After tuning using 20000 samples, the best parameters appear to be C = 14 and degree = 3. The cross-validation AUC with these parameters is 0.6542631. Now we can proceed with training using train and test indices set by the team.

trainIdx = read.csv("ensemble_train_idx.csv")$x
Idx = seq(nrow(combined))
testIdx = setdiff(Idx, trainIdx)
train = combined[trainIdx, ]
model = svm(TARGET ~., data = train, scale = FALSE, probability = TRUE, 
    kernel = "polynomial", cost = 14, degree = 3, gamma = 0.9)
save(model, file="R_Object/model.R")
load("R_Object/model.R")

Prediction

Now predict on the test set using the model and calculate the AUC to evaluate performance.

pred = predict(model, test)
predictions = data.frame(index = testIdx, predictions = pred)
write.csv(predictions, file = "predictions.csv", row.names=FALSE)
area = auc(roc(pred, factor(test[, "TARGET"])))

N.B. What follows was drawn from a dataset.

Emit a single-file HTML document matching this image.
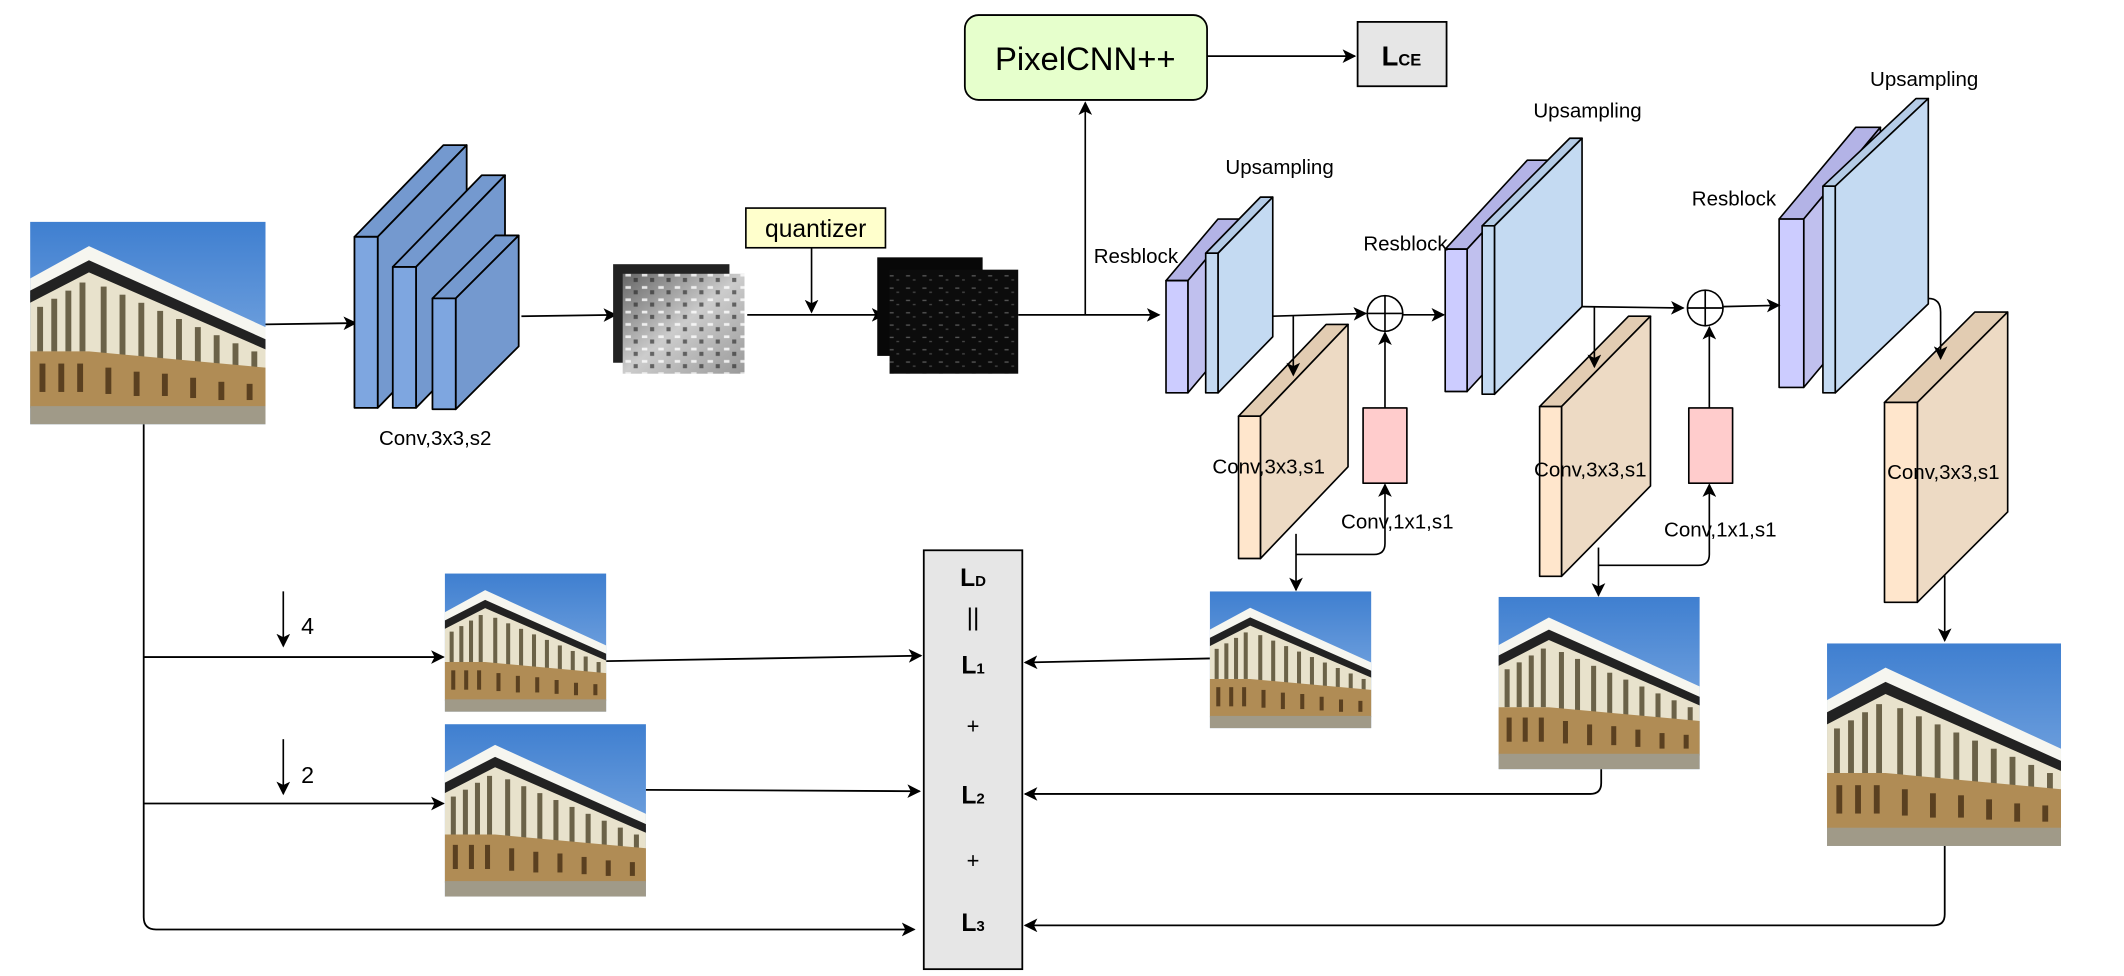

It turns out that the AUC on the test set ends up being around 0.65, which is not great performance. We may be getting poor performance because we haven’t found the optimal parameters for the SVM. One reason finding the optimal parameters is difficult is because of the time it takes to tune. Hence to cut down on time, we only performed tuning on 20000 samples, or about 0.2857143 of the entire data set. The runtime for SVM is slow because the order of growth of the runtime appears to be \(\Theta(N^{2})\) (see SantanderSVM.ipynb).